EXERCISE: Return nothing but the lines from the one with "Reproduce this chart with matplotlib." through the one with "from matplotlib.transforms import offset_copy" in the data below, word for word and without pictures.

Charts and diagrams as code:
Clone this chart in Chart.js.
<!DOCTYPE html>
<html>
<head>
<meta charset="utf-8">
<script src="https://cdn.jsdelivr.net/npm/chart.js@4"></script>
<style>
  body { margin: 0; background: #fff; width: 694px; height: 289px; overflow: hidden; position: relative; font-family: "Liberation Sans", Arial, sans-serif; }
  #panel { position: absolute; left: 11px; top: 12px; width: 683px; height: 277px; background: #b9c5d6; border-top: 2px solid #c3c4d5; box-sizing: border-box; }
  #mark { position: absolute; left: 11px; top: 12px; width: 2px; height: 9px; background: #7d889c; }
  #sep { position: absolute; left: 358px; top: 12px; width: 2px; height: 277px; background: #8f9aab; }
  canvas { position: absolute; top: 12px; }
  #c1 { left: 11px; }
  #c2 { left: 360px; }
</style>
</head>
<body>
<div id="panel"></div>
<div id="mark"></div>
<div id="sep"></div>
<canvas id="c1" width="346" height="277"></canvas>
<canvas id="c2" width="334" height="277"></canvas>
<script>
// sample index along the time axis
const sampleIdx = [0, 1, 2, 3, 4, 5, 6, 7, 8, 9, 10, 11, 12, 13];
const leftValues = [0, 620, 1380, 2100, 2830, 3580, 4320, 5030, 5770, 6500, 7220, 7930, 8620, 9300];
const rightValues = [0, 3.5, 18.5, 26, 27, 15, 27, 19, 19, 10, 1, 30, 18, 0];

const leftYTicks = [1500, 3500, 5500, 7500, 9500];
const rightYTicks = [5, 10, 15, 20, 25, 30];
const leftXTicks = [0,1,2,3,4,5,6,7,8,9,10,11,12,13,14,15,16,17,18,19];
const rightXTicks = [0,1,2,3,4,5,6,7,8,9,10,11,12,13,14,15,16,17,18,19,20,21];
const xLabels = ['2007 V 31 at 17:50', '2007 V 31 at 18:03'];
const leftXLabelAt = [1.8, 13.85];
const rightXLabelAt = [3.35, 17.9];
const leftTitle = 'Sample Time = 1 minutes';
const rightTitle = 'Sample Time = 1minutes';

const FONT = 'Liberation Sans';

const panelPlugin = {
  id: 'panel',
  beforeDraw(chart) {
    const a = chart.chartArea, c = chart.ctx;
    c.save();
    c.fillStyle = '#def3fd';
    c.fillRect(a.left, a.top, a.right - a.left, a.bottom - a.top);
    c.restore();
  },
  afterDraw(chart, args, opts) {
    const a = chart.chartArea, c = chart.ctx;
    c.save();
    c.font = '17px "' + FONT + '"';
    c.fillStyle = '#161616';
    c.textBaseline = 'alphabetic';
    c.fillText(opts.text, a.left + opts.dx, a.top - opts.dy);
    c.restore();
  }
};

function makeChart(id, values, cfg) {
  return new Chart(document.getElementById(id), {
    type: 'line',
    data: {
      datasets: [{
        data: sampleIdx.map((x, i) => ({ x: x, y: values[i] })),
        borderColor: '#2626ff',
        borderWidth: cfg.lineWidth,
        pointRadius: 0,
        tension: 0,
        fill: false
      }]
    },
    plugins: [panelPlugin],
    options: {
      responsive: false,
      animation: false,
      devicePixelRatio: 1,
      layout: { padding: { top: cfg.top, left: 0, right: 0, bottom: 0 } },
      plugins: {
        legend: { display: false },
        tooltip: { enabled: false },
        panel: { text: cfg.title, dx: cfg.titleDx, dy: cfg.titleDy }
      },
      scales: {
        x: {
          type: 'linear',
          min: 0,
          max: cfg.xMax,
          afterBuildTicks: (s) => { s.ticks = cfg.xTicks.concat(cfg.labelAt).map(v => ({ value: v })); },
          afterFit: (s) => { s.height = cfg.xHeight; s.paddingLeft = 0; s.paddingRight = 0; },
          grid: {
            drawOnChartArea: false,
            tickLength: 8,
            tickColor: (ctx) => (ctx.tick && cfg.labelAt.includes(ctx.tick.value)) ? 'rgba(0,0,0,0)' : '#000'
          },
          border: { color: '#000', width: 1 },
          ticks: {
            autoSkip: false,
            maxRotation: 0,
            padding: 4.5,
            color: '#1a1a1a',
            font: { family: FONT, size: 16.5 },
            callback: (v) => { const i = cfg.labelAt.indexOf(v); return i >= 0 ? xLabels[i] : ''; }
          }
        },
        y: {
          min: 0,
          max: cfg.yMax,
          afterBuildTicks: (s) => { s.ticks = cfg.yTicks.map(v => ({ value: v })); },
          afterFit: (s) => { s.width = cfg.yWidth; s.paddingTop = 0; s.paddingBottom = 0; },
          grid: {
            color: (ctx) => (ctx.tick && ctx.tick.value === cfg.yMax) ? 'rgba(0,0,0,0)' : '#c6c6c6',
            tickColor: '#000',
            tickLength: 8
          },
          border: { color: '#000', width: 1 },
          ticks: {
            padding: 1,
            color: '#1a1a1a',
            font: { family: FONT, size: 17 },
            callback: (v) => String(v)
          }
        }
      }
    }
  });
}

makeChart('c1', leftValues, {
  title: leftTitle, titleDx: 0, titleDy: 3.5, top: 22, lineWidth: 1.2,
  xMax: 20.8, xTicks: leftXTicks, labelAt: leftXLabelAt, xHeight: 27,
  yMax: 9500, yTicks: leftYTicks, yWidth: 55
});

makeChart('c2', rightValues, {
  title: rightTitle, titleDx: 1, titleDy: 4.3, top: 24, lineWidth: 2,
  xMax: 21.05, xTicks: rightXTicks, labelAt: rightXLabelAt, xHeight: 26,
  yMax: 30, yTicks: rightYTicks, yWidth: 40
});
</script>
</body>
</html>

---

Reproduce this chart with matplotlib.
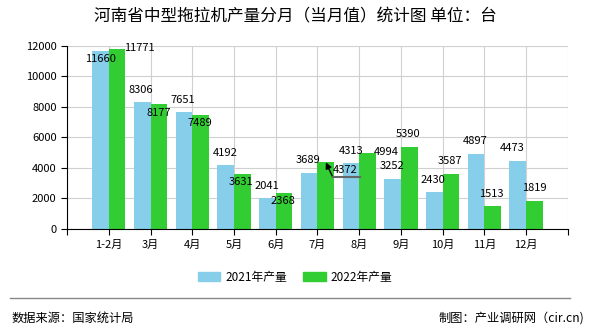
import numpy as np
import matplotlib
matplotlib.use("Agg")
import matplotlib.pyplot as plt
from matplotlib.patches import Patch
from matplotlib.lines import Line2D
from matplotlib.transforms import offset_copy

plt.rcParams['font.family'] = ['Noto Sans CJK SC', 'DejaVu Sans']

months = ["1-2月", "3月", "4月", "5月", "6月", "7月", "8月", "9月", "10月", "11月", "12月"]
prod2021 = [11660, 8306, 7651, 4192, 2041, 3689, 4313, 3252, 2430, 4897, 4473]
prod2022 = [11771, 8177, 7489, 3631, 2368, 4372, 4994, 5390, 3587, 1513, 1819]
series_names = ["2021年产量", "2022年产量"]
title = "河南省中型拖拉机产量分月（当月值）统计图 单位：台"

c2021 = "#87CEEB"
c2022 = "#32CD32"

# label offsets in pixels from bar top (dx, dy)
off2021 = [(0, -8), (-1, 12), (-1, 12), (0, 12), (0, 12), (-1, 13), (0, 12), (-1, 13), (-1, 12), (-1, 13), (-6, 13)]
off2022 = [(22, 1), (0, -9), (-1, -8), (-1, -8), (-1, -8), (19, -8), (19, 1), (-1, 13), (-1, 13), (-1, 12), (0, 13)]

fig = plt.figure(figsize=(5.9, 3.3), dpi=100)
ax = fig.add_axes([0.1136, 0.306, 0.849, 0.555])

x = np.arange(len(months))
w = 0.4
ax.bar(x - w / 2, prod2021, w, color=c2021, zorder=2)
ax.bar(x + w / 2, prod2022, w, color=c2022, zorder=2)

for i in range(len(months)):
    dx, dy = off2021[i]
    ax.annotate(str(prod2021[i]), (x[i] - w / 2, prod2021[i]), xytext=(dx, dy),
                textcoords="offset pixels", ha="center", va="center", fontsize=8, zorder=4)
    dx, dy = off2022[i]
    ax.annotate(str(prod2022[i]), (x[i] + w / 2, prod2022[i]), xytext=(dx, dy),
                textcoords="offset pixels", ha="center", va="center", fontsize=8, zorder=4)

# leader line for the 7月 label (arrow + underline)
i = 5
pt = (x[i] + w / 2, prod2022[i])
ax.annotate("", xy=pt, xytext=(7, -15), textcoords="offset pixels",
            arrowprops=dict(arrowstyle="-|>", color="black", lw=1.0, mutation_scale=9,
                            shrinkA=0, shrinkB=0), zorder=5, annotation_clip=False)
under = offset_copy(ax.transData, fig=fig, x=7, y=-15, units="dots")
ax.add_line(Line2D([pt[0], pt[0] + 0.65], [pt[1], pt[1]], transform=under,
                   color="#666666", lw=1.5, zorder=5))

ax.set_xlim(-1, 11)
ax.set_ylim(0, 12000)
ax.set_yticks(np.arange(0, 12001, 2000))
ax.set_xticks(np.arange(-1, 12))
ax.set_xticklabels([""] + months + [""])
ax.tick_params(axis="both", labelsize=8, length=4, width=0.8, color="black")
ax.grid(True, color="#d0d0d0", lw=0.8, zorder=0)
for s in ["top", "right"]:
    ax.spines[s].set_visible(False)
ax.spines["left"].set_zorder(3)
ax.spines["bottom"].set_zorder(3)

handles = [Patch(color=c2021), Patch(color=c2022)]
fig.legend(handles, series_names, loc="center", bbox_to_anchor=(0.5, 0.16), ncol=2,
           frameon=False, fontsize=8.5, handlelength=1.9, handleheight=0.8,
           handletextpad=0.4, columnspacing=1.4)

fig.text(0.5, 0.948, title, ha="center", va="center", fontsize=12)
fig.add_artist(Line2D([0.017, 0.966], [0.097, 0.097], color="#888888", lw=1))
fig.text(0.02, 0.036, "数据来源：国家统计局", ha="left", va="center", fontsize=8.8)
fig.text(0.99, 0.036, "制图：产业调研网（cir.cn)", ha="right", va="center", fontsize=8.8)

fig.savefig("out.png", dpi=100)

CORRECT OUTPUT:
Reproduce this chart with matplotlib.
import numpy as np
import matplotlib
matplotlib.use("Agg")
import matplotlib.pyplot as plt
from matplotlib.patches import Patch
from matplotlib.lines import Line2D
from matplotlib.transforms import offset_copy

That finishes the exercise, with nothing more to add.